The men stood off a bit in the way that men do. Their hats holding bands of woven ivy, older and yellowing in places. At one man's wrist was a band of corded grass that was still green, but obviously not new. They all wore these things as if they belonged there.  

-

The sun had dipped below the horizon by the time the trucks were stationed and the gear unloaded into the two small rooms Ishak had given us for our stay. Ishak's wife fed us. I did not catch her name and I am ashamed of that. Her kindness was worth more than I gave. She served us flatbread and a colorful stew that I couldn’t identify, a side of greens in oil and a slightly sweet clear drink that tasted like flowers. It was a clean and delicious meal. Zaya spoke with them in that strange language that I could understand the meaning of more than the words. The rest of us ate and listened and spoke when spoken to by our hosts. Daniel, seemingly unable to hold himself back, stuttered out a question about the source of the water keeping the hill and fields so lush. What he said was difficult to put together, but sounded something like, “The water comes from the old garden, it always has.”

His wife added, “It is good water, clean. My grandmother said it was a gift.”

Our hosts then decided to change the subject. I noticed the look they shared and the sudden change in the direction of the conversation. Daniel did not notice. Elias did. He caught my eye across the table and held it for a moment longer than what is natural, before looking back to his food. I realized then that not all of my academic charges were equally as helpless. 

Zaya walked us out and began leading us back to the rooms. She walked next to me as we approached, gaining my attention. Looking up to the hill and the stars that silhouetted its borders, she said, “Thank you for getting us here safely.” Her smile was soft and her eyes distant as the stars she gazed at. 

“You’re welcome.”

“You will have a lot of nothing to do while we study here. I’m sorry.”

“That’s alright. A week of peace in a quiet place like this is basically a vacation.”

Her smile turned to me at that comment.
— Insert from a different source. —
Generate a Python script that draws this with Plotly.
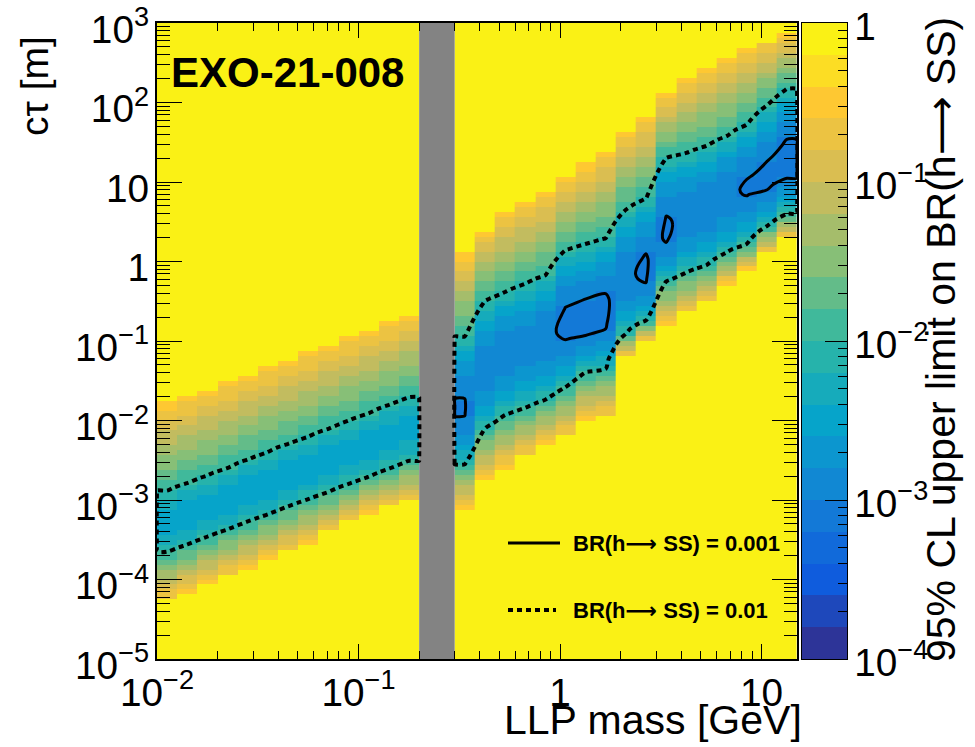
import numpy as np
import plotly.graph_objects as go

# ------------------------------------------------------------------
# Values
# ------------------------------------------------------------------
left_mass_range = [0.01, 0.2]      # GeV, region left of the excluded band
right_mass_range = [0.3, 15.0]     # GeV, region right of the excluded band
gap_mass = [0.2, 0.3]              # GeV, grey excluded band
ctau_range = [1e-5, 1e3]           # m
n_left_cols = 13
n_right_cols = 17
n_ctau_rows = 128

# per mass column: log10(ctau/m) of best sensitivity, minimum log10(BR limit),
# where the limit crosses BR = 0.01 (upper / lower side) and where it reaches ~1
left_center = [-3.27, -3.17, -3.08, -2.98, -2.88, -2.79, -2.69, -2.60, -2.50, -2.41, -2.31, -2.21, -2.11]
left_min_br = [-2.48, -2.50, -2.50, -2.51, -2.51, -2.52, -2.52, -2.52, -2.51, -2.51, -2.50, -2.49, -2.47]
left_br01_up = [-2.89, -2.79, -2.70, -2.60, -2.50, -2.40, -2.30, -2.21, -2.11, -2.01, -1.91, -1.81, -1.71]
left_br01_lo = [-3.65, -3.56, -3.46, -3.37, -3.27, -3.18, -3.08, -2.99, -2.90, -2.80, -2.71, -2.61, -2.51]
left_br1_up = [-1.78, -1.69, -1.60, -1.50, -1.41, -1.32, -1.23, -1.14, -1.05, -0.95, -0.86, -0.77, -0.67]
left_br1_lo = [-4.26, -4.16, -4.05, -3.95, -3.85, -3.75, -3.65, -3.55, -3.40, -3.26, -3.17, -3.08, -3.02]

right_center = [-1.85, -1.40, -1.15, -1.05, -0.95, -0.80, -0.75, -0.66, -0.20, -0.12, 0.37, 0.60, 0.70, 0.84, 0.92, 1.04, 1.25]
right_min_br = [-3.02, -2.92, -2.90, -2.90, -2.95, -3.06, -3.09, -3.08, -2.95, -3.06, -3.05, -2.95, -2.95, -2.97, -3.02, -3.06, -3.11]
right_br01_up = [-0.95, -0.50, -0.39, -0.28, -0.18, 0.14, 0.22, 0.29, 0.65, 0.79, 1.30, 1.36, 1.45, 1.57, 1.72, 1.96, 2.17]
right_br01_lo = [-2.55, -2.10, -1.93, -1.84, -1.74, -1.58, -1.39, -1.35, -0.91, -0.75, -0.25, -0.14, -0.05, 0.11, 0.22, 0.44, 0.60]
right_br1_up = [0.10, 0.40, 0.62, 0.75, 0.88, 1.05, 1.22, 1.40, 1.62, 1.80, 2.10, 2.30, 2.45, 2.58, 2.68, 2.78, 2.88]
right_br1_lo = [-3.10, -2.75, -2.60, -2.45, -2.30, -2.20, -2.00, -1.95, -1.20, -1.00, -0.80, -0.65, -0.50, -0.30, -0.10, 0.10, 0.30]

edge_log_br = -0.5        # log10 BR of the outermost (orange) cells before yellow
contour_levels = {"solid": -3.0, "dotted": -2.0}   # BR = 0.001, 0.01
z_range = [-4.0, 0.0]     # colour axis: 1e-4 .. 1
n_bands = 20

ARROW = '<span style="font-family:DejaVu Sans">\u27f6</span>'
title_text = "EXO-21-008"
legend_labels = ["BR(h" + ARROW + " SS) = 0.001", "BR(h" + ARROW + " SS) = 0.01"]
x_title = "LLP mass [GeV]"
y_title = "c\u03c4 [m]"
z_title = "95% CL upper limit on BR(h" + ARROW + " SS)"

# ------------------------------------------------------------------
# Build cell tables
# ------------------------------------------------------------------
log_y_edges = np.linspace(np.log10(ctau_range[0]), np.log10(ctau_range[1]), n_ctau_rows + 1)
log_y_cent = 0.5 * (log_y_edges[:-1] + log_y_edges[1:])


def column(y, c, zmin, hi, lo, yhi, ylo):
    above = y >= c
    t_up = (y - c) / (hi - c)
    t_lo = (c - y) / (c - lo)
    in_up = zmin + (-2 - zmin) * t_up ** 2
    in_lo = zmin + (-2 - zmin) * t_lo ** 2
    out_up = -2 + (edge_log_br + 2) * (y - hi) / (yhi - hi)
    out_lo = -2 + (edge_log_br + 2) * (lo - y) / (lo - ylo)
    z_up = np.where(y <= hi, in_up, np.where(y <= yhi, out_up, 0.0))
    z_lo = np.where(y >= lo, in_lo, np.where(y >= ylo, out_lo, 0.0))
    z = np.where(above, z_up, z_lo)
    return np.clip(z, z_range[0], z_range[1])


def table(center, zmin, hi, lo, yhi, ylo):
    cols = [column(log_y_cent, *p) for p in zip(center, zmin, hi, lo, yhi, ylo)]
    return np.array(cols).T   # rows = ctau, cols = mass


z_left = table(left_center, left_min_br, left_br01_up, left_br01_lo, left_br1_up, left_br1_lo)
z_right = table(right_center, right_min_br, right_br01_up, right_br01_lo, right_br1_up, right_br1_lo)

lx_left = np.linspace(np.log10(left_mass_range[0]), np.log10(left_mass_range[1]), n_left_cols + 1)
lx_right = np.linspace(np.log10(right_mass_range[0]), np.log10(right_mass_range[1]), n_right_cols + 1)

# contour grid (log10 coordinates), each region closed at its edges
eps = 0.006


def contour_block(lx_edges, z):
    cent = 0.5 * (lx_edges[:-1] + lx_edges[1:])
    xs = np.concatenate([[lx_edges[0] - eps, lx_edges[0]], cent, [lx_edges[-1], lx_edges[-1] + eps]])
    pad = np.zeros((z.shape[0], 1))
    zz = np.hstack([pad, z[:, :1], z, z[:, -1:], pad])
    return xs, zz


cx_l, cz_l = contour_block(lx_left, z_left)
cx_r, cz_r = contour_block(lx_right, z_right)
cont_x = np.concatenate([cx_l, cx_r])
cont_z = np.hstack([cz_l, cz_r])

# ------------------------------------------------------------------
# ROOT kBird palette in 20 discrete bands
# ------------------------------------------------------------------
bird_stops = [0.0, 0.125, 0.25, 0.375, 0.5, 0.625, 0.75, 0.875, 1.0]
bird_r = [0.2082, 0.0592, 0.0780, 0.0232, 0.1802, 0.5301, 0.8186, 0.9956, 0.9764]
bird_g = [0.1664, 0.3599, 0.5041, 0.6419, 0.7178, 0.7492, 0.7328, 0.7862, 0.9832]
bird_b = [0.5293, 0.8684, 0.8385, 0.7914, 0.6425, 0.4662, 0.3499, 0.1968, 0.0539]


def bird(f):
    return "rgb(%d,%d,%d)" % tuple(int(round(255 * np.interp(f, bird_stops, ch))) for ch in (bird_r, bird_g, bird_b))


colorscale = []
for i in range(n_bands):
    c = bird((i + 0.5) / n_bands)
    colorscale.append([i / n_bands, c])
    colorscale.append([(i + 1) / n_bands, c])

band_edges = np.linspace(z_range[0], z_range[1], n_bands + 1)
band_cent = 0.5 * (band_edges[:-1] + band_edges[1:])

# ------------------------------------------------------------------
# Figure
# ------------------------------------------------------------------
FONT = "Liberation Sans, Arial, Helvetica, sans-serif"
PL, PT, PW, PH = 157, 23, 690, 636     # paper area in px
W, H = 975, 747


def xp(X):
    return (X - PL) / PW


def yp(Y):
    return (PT + PH - Y) / PH


fig = go.Figure()

for lx, z in ((lx_left, z_left), (lx_right, z_right)):
    fig.add_trace(go.Heatmap(
        x=10 ** lx, y=10 ** log_y_edges, z=z, coloraxis="coloraxis",
        xaxis="x", yaxis="y", hoverinfo="skip", zsmooth=False))

fig.add_trace(go.Scatter(
    x=[gap_mass[0], gap_mass[1], gap_mass[1], gap_mass[0], gap_mass[0]],
    y=[ctau_range[0], ctau_range[0], ctau_range[1], ctau_range[1], ctau_range[0]],
    fill="toself", fillcolor="#838383", mode="lines", line=dict(width=0),
    hoverinfo="skip", showlegend=False, xaxis="x", yaxis="y"))

for key, dash, width in (("dotted", "5px,4px", 4), ("solid", "solid", 3)):
    lvl = contour_levels[key]
    fig.add_trace(go.Contour(
        x=cont_x, y=log_y_cent, z=cont_z, xaxis="x2", yaxis="y2",
        autocontour=False,
        contours=dict(start=lvl, end=lvl, size=1, coloring="none", showlabels=False),
        line=dict(color="black", width=width, dash=dash, smoothing=0.9),
        showscale=False, hoverinfo="skip"))

# colour bar strip
fig.add_trace(go.Heatmap(
    x=[0, 1], y=10 ** band_edges, z=[[v] for v in band_cent], coloraxis="coloraxis",
    xaxis="x3", yaxis="y3", hoverinfo="skip"))

x_dom = [0, xp(797)]
axis_common = dict(showline=True, linecolor="black", linewidth=1.5, showgrid=False,
                   zeroline=False, ticks="inside", tickcolor="black", tickwidth=1.2,
                   exponentformat="power", dtick=1, automargin=False,
                   ticklabeloverflow="allow",
                   tickfont=dict(family=FONT, size=31, color="black"))

fig.update_layout(
    width=W, height=H,
    margin=dict(l=PL, r=W - PL - PW, t=PT, b=H - PT - PH, autoexpand=False),
    paper_bgcolor="white", plot_bgcolor="white",
    showlegend=False,
    coloraxis=dict(cmin=z_range[0], cmax=z_range[1], colorscale=colorscale, showscale=False),
    xaxis=dict(type="log", range=[np.log10(left_mass_range[0]), np.log10(right_mass_range[1])],
               domain=x_dom, anchor="y", mirror="ticks", ticklen=15,
               minor=dict(ticks="inside", ticklen=8, dtick="D1", tickcolor="black", tickwidth=1.2),
               **axis_common),
    yaxis=dict(type="log", range=[np.log10(ctau_range[0]), np.log10(ctau_range[1])],
               domain=[0, 1], anchor="x", mirror="ticks", ticklen=25, ticklabelshift=6,
               minor=dict(ticks="inside", ticklen=13, dtick="D1", tickcolor="black", tickwidth=1.2),
               **axis_common),
    xaxis2=dict(overlaying="x", anchor="y2", range=[np.log10(left_mass_range[0]), np.log10(right_mass_range[1])],
                visible=False, domain=x_dom, automargin=False),
    yaxis2=dict(overlaying="y", anchor="x2", range=[np.log10(ctau_range[0]), np.log10(ctau_range[1])],
                visible=False, automargin=False),
    xaxis3=dict(domain=[xp(802), 1.0], range=[0, 1], anchor="y3", showline=True, mirror=True,
                linecolor="black", linewidth=1, showticklabels=False, ticks="", showgrid=False,
                zeroline=False, automargin=False),
    yaxis3=dict(type="log", range=list(z_range), anchor="x3", side="right", domain=[0, 1],
                mirror=True, ticklen=22, ticklabelshift=3,
                minor=dict(ticks="inside", ticklen=9, dtick="D1", tickcolor="black", tickwidth=1.2),
                **{**axis_common, "linewidth": 1}),
)

ann_font = dict(family=FONT, color="black")
fig.add_annotation(text="<b>%s</b>" % title_text, xref="paper", yref="paper", x=xp(169), y=yp(73),
                   xanchor="left", yanchor="middle", showarrow=False, font=dict(size=42, **ann_font))
fig.add_annotation(text=y_title, xref="paper", yref="paper", x=xp(34), y=yp(86), textangle=-90,
                   xanchor="center", yanchor="middle", showarrow=False, font=dict(size=39, **ann_font))
fig.add_annotation(text=x_title, xref="paper", yref="paper", x=xp(804), y=yp(720),
                   xanchor="right", yanchor="middle", showarrow=False, font=dict(size=41, **ann_font))
fig.add_annotation(text=z_title, xref="paper", yref="paper", x=xp(941), y=yp(340), textangle=-90,
                   xanchor="center", yanchor="middle", showarrow=False, font=dict(size=41, **ann_font))

# legend (drawn inside the frame as in the original)
for (label, dash, width, X0, X1, Y) in ((legend_labels[0], "solid", 3, 508, 560, 543),
                                         (legend_labels[1], "5px,4px", 4, 508, 556, 610)):
    fig.add_shape(type="line", xref="paper", yref="paper", x0=xp(X0), x1=xp(X1), y0=yp(Y), y1=yp(Y),
                  line=dict(color="black", width=width, dash=dash))
    fig.add_annotation(text="<b>%s</b>" % label, xref="paper", yref="paper", x=xp(571), y=yp(Y),
                       xanchor="left", yanchor="middle", showarrow=False, font=dict(size=22, **ann_font))

fig.write_html("out.html", config={"displayModeBar": False},
               post_script="document.body.style.margin='0px';")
Smaller than before, but still a smile.  She said goodnight, and turned back to the separate room her uncle cleared for her in their home.

I don’t know why she thanked me for driving safely, the road was empty and anyone could have made the trip, and I think she knew that. I think she was saying thank you for something else, and just used the drive as an excuse. Though, I'm not sure what. I hoped things would become clear in the days to come.

-

Sometime after 22:00 while I was recording the events of the day I found my mind drifting. The village was quiet, but far from silent. The wind blew a faint static against the walls, and the nocturnal birds called into the night. Somewhere in the distance a female voice sang a lullaby to a restless child, and I could hear every bit of it. I could also hear what I could only describe as water, a thin roiling sound, soft but distinct. I could only imagine that it was the spring. The spring on the hill, a click out and up. A sound that should not be audible from this distance. Far from it. 

-

I awoke late in the night. An odd tightness in my gut jarring me awake. I dressed and stepped outside for air and my eyes were drawn up to the hill. It was dark. The sun had been gone for hours, and there was no moon yet to speak of. The village had a paltry few lamps giving off only the faintest glow. The hill should have been a black shape blotting out the stars. It was not. I could see it. I could see the green at its crown. Not well. I could not see it in great detail. But I could see it. I could see its color and its shape. I didn’t understand, so I pushed it from my thoughts. I was tired, it was nothing.

-

I caught myself rubbing my old crucifix again. My father gave it to me when I was a kid, before he passed. I wasn’t sure why, but I caught myself holding it more and more often. The smooth worn gold is comforting somehow. Old habits are hard to escape.